Scott C. Steward was the founding editor at Vita Brevis; he served as NEHGS Editor-in-Chief 2013-2022. He is the author, co-author, or editor of genealogies of the Ayer, Le Roy, Lowell, Saltonstall, Thorndike, and Winthrop families. His articles have appeared in The New England Historical and Genealogical Register, NEXUS, New England Ancestors, American Ancestors, and The Pennsylvania Genealogical Magazine, and he has written book reviews for the Register, The New York Genealogical and Biographical Record, and the National Genealogical Society Quarterly.

7 thoughts on “A great spectacle

  1. My husband identifies the unknown actor in the Ben Hur silent as “Navarro.” He does not recall his given name, however.

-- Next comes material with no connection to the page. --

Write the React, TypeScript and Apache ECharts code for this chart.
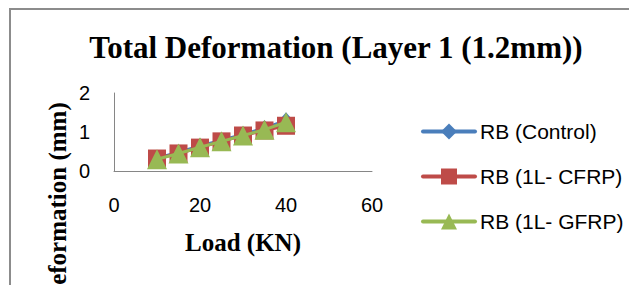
import React, { useEffect, useRef } from "react";
import * as echarts from "echarts";

const titleText = "Total Deformation (Layer 1 (1.2mm))";
const xName = "Load (KN)";
const yName = "Total Deformation (mm)";
const seriesNames = ["RB (Control)", "RB (1L- CFRP)", "RB (1L- GFRP)"];
const loads = [10, 15, 20, 25, 30, 35, 40];
const control = [0.33, 0.48, 0.64, 0.79, 0.94, 1.1, 1.3];
const cfrp = [0.32, 0.45, 0.6, 0.76, 0.91, 1.04, 1.16];
const gfrp = [0.3, 0.45, 0.61, 0.76, 0.91, 1.06, 1.25];
const xMin = 0, xMax = 60, xStep = 20;
const yMin = 0, yMax = 2, yStep = 1;

const colors = ["#4A7EBB", "#BE4B48", "#98B954"];
const symbols = ["diamond", "rect", "triangle"];
const symbolSizes = [[14, 16], 18, 20];

export default function App() {
  const ref = useRef<HTMLDivElement>(null);
  useEffect(() => {
    if (!ref.current) return;
    const chart = echarts.init(ref.current, null, { renderer: "svg" });
    const all = [control, cfrp, gfrp];
    chart.setOption({
      animation: false,
      title: {
        text: titleText,
        left: 320,
        textAlign: "center",
        top: 17,
        textStyle: { fontFamily: "Liberation Serif", fontWeight: "bold", fontSize: 31, color: "#000" },
      },
      grid: { left: 103, top: 83, width: 258, height: 78 },
      xAxis: {
        type: "value",
        min: xMin,
        max: xMax,
        interval: xStep,
        name: xName,
        nameLocation: "middle",
        nameGap: 59,
        nameTextStyle: { fontFamily: "Liberation Serif", fontWeight: "bold", fontSize: 25, color: "#000" },
        axisLine: { show: true, lineStyle: { color: "#868686", width: 1 } },
        axisTick: { show: false },
        splitLine: { show: false },
        axisLabel: { margin: 24, fontFamily: "Liberation Sans", fontSize: 20, color: "#000" },
      },
      yAxis: {
        type: "value",
        min: yMin,
        max: yMax,
        interval: yStep,
        axisLine: { show: true, lineStyle: { color: "#868686", width: 1 } },
        axisTick: { show: false },
        splitLine: { show: false },
        axisLabel: { margin: 24, fontFamily: "Liberation Sans", fontSize: 20, color: "#000" },
      },
      legend: {
        orient: "vertical",
        left: 405,
        top: 106,
        itemWidth: 52,
        itemHeight: 20,
        itemGap: 24,
        lineStyle: { width: 4, cap: "round" },
        textStyle: { fontFamily: "Liberation Sans", fontSize: 21, color: "#000", lineHeight: 20 },
        data: seriesNames,
      },
      graphic: [
        {
          type: "text",
          x: 46,
          y: 223,
          rotation: Math.PI / 2,
          style: {
            text: yName,
            font: 'bold 25px "Liberation Serif"',
            fill: "#000",
            align: "center",
            verticalAlign: "middle",
          },
        },
      ],
      series: seriesNames.map((name, i) => ({
        name,
        type: "line",
        data: loads.map((x, j) => [x, all[i][j]]),
        symbol: symbols[i],
        symbolSize: symbolSizes[i],
        lineStyle: { color: colors[i], width: 3 },
        itemStyle: { color: colors[i] },
        z: 2 + i,
      })),
    });
    return () => chart.dispose();
  }, []);
  return (
    <div
      style={{
        position: "absolute",
        left: 9,
        top: 8,
        width: 620,
        height: 277,
        boxSizing: "border-box",
        borderLeft: "2px solid #8c8c8c",
        borderTop: "2px solid #8c8c8c",
        overflow: "hidden",
        background: "#fff",
      }}
    >
      <div ref={ref} style={{ width: 618, height: 275 }} />
    </div>
  );
}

  2. So sorry! I noticed the notation on the name of the actor after I made my previous post. Thank for the wonderful read.

  3. Thanks for reminding us of the movie Ben Hur.The largest club in my high school was the Latin club. Everbody in high school in our central Illinois town belonged the our club and every year there was a big toga party complete with food (apples nuts deviled eggs) and one year some of the larger boys pulled our teacher, Miss Winget, who was seventy, in a cart around the track behind the high school. She was the best teacher ever! Ben Hur was an amazing movie!!

  4. Maybe you can help me here … I have a home movie (16mm) taken on 13 April 1928 when my grandmother, great grandmother and aunt arrived in LA from Hawaii on the SS “City of Los Angeles.” They are talking (deferentially) to a couple, the man almost certainly Joseph Kennedy, with a very pretty young woman who might be Gloria Swanson. I did a search in the LA Times Archives for that date, and a few days after, but the couple is not mentioned. Can you suggest a site which might have a picture of GS about that time which is more natural? Because I have seen distorted studio shots of her but in them she looks not-quite-human .. vamp-ish. And would you like a screen shot of them?

    HLF

    1. I do have a picture of Gloria Swanson from 1920, where she looks quite young, if that would be helpful. (And, yes, please, a screenshot of the 1928 couple would be great!) I don’t see Joseph Kennedy listed on any ships arriving in Los Angeles in 1928; a search for “Gloria” in Los Angeles and Honolulu yields no likely Gloria Swansons (or any of her married names!).